Blah blah marriage blah blah blah Why We Wed- let’s get straight to the point. Jaclyn from Newlywedness has amazing wedding hair. It makes me want to read what she says about weddings. How about you? Beyond that. she’s smart and funny and one more lady to add to the “married sort of young” group in our submissions. …AND she has really, really good wedding hair.
(photos by Emily Foster)
People look at me funny when I mention my husband.
It’s a little disconcerting.
I watch the thought process unfold as they give me the once-over. Husband? they think, examining my eyes for wrinkles. She’s too young to have a husband.
Unless! Ah, a revelation. Maybe I’m older than they thought. After a few moments for propriety’s sake (or not) they ask me how old I am. And I usually tell them.
I’m twenty-three. I got married at twenty-two. Cue comments regarding how young I am, drawing out the last syllable in hopes of receiving an explanation.
This is not that explanation.
That explanation is the one I stumble on, the one that comes out sounding like an excuse no matter how many times I’m faced with the question. (“We’ve been together for almost eight years, since high school… Well, we lived together for a while, so…”)
I did not marry Dan for any of the reasons people expect of 22-year-olds. I am not accidentally pregnant or ultra-religious or trying to escape the tyranny of overprotective parents. I am not really anything other than absolutely sure of him, and of us, more sure than I’ve ever been of anything. So sure that I don’t really think it was ever actually my choice.

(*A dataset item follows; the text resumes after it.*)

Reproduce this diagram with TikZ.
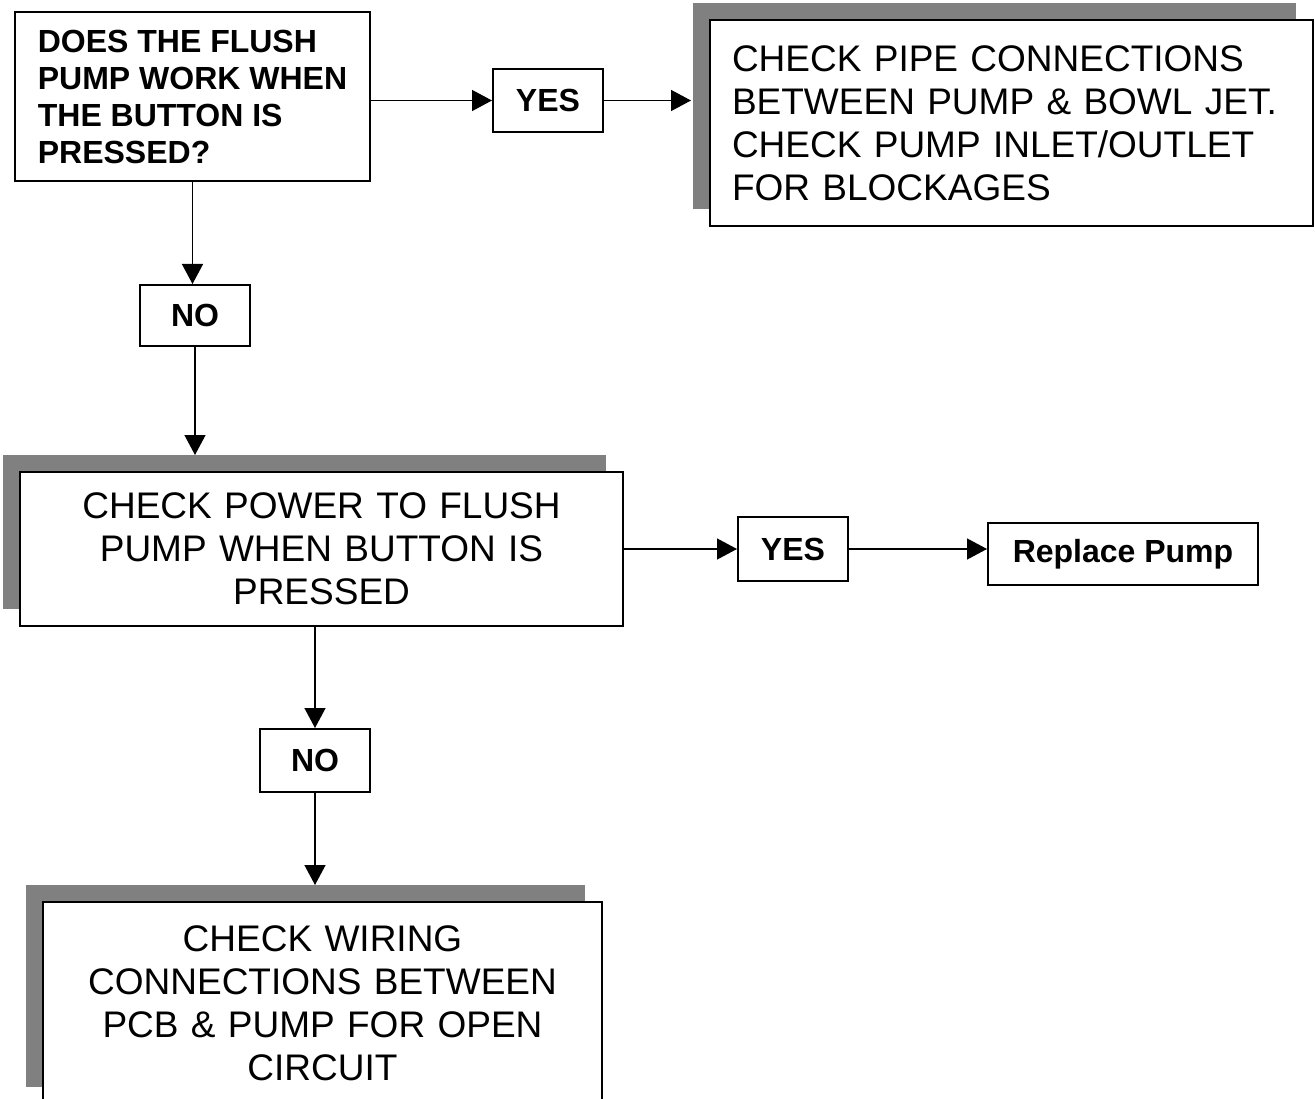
\documentclass[tikz,border=0pt]{standalone}
\usepackage{fontspec}
\setmainfont{Liberation Sans}
\usetikzlibrary{positioning,arrows.meta,shadows}
\tikzset{
  chkbox/.style={draw, line width=2pt, fill=white, inner sep=0pt},
  chkstep/.style={chkbox, font=\fontsize{37}{43}\selectfont,
    drop shadow={shadow xshift=-17pt, shadow yshift=17pt, fill=black!50, opacity=1}},
  chkask/.style={chkbox, font=\fontsize{32}{37}\selectfont\bfseries, align=left},
  chklabel/.style={chkbox, font=\fontsize{32}{37}\selectfont\bfseries,
    minimum width=110pt, minimum height=63pt},
  chkarrow/.style={-{Triangle[length=20pt,width=21pt]}, line width=1.4pt},
}

\begin{document}
\begin{tikzpicture}[x=1pt, y=-1pt]
  \clip (0,0) rectangle (1315,1099);
  \node[chkask, minimum width=355pt, minimum height=169pt] (ask) at (192.5,96.5) {DOES THE FLUSH\\PUMP WORK WHEN\\THE BUTTON IS\\PRESSED?};
  \node[chklabel] (yesa) at (548,100.5) {YES};
  \node[chkstep, text width=559pt, align=left, minimum width=603pt, minimum height=206pt] (pipe) at (1011.5,123) {CHECK PIPE CONNECTIONS\\BETWEEN PUMP \& BOWL JET.\\CHECK PUMP INLET/OUTLET\\FOR BLOCKAGES};
  \node[chklabel, minimum height=61pt] (noa) at (195,315.5) {NO};
  \node[chkstep, text width=560pt, align=center, minimum width=603pt, minimum height=154pt] (power) at (321.5,549) {CHECK POWER TO FLUSH\\PUMP WHEN BUTTON IS\\PRESSED};
  \node[chklabel, minimum height=64pt] (yesb) at (793,549) {YES};
  \node[chklabel, minimum width=270pt, minimum height=62pt] (pump) at (1123,554) {Replace Pump};
  \node[chklabel] (nob) at (315,760.5) {NO};
  \node[chkstep, text width=520pt, align=center, minimum width=559pt, minimum height=202pt] (wiring) at (322.5,1003) {CHECK WIRING\\CONNECTIONS BETWEEN\\PCB \& PUMP FOR OPEN\\CIRCUIT};

  \draw[chkarrow] (ask.east |- yesa.west) -- (yesa.west);
  \draw[chkarrow, shorten >=18pt] (yesa.east) -- (yesa.east -| pipe.west);
  \draw[chkarrow] (ask.south) -- (ask.south |- noa.north);
  \draw[chkarrow, shorten >=16pt] (noa.south) -- (noa.south |- power.north);
  \draw[chkarrow] (power.east |- yesb.west) -- (yesb.west);
  \draw[chkarrow] (yesb.east) -- (yesb.east -| pump.west);
  \draw[chkarrow] (nob.north |- power.south) -- (nob.north);
  \draw[chkarrow, shorten >=16pt] (nob.south) -- (nob.south |- wiring.north);
\end{tikzpicture}
\end{document}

I met Dan when I was fifteen. I had just been dumped by an exceptionally large jerk, and a friend from a different school invited me out to a party that Dan happened to be hosting. That night, I spoke with him for about thirty seconds. But I left with what I can only describe as a completely calm knowingness that we were going to be together.
Five years later, we were living together in Toronto so I could finish my degree. We had talked a little bit about getting engaged, but nothing had been decided for certain.
That summer, I went on a trip to a cottage with my mom. Dan stayed back in the city for work. One night, I sat out on the dock sipping a beer and thinking about life and love and the shininess of stars. I looked up at the sky and very earnestly asked the Universe for its opinion regarding whether or not Dan and I should get married.
No big booming voice came down from the heavens, but the answer was clear: Eh, whatever. That part’s up to you. You’ll be together either way.
So we got engaged. Not because it was the only choice, but because it was the choice that involved so many good and wonderful things – friends and family and love and togetherness and parties and a piece of paper that declares we belong to one another. I’m not convinced that any of these things are actually necessary, but they’re certainly excellent, and I’m glad we chose this route.
We belong together. This was as true at fifteen and seventeen as it is now. It’s as true as it would be if we had waited until our thirties to marry (you know, just to be prudent) or if we decided to keep the $200 marriage license fee and spend it on caramel corn instead. It’s true when we’re laughing at the same ridiculously obscure Simpsons reference and it’s true when we’re yelling at each other over stupid stuff we can never remember anyway.
This is hard to explain to a judgemental stranger in a sound bite, and there’s something about personal questions that turn me into a blathering idiot. So I’m looking forward to the day when nobody’s surprised that we’re married, when we can finally talk about something else.
Seeing as I still get carded at bars, it could be a while until that happens. But even if nobody else understands, I take comfort in the knowledge that my own sure-ness of us outweighs the concern of a thousand strangers, that I found the right guy, even if the timeline was a little inconvenient.
I figured this out. I did this part right.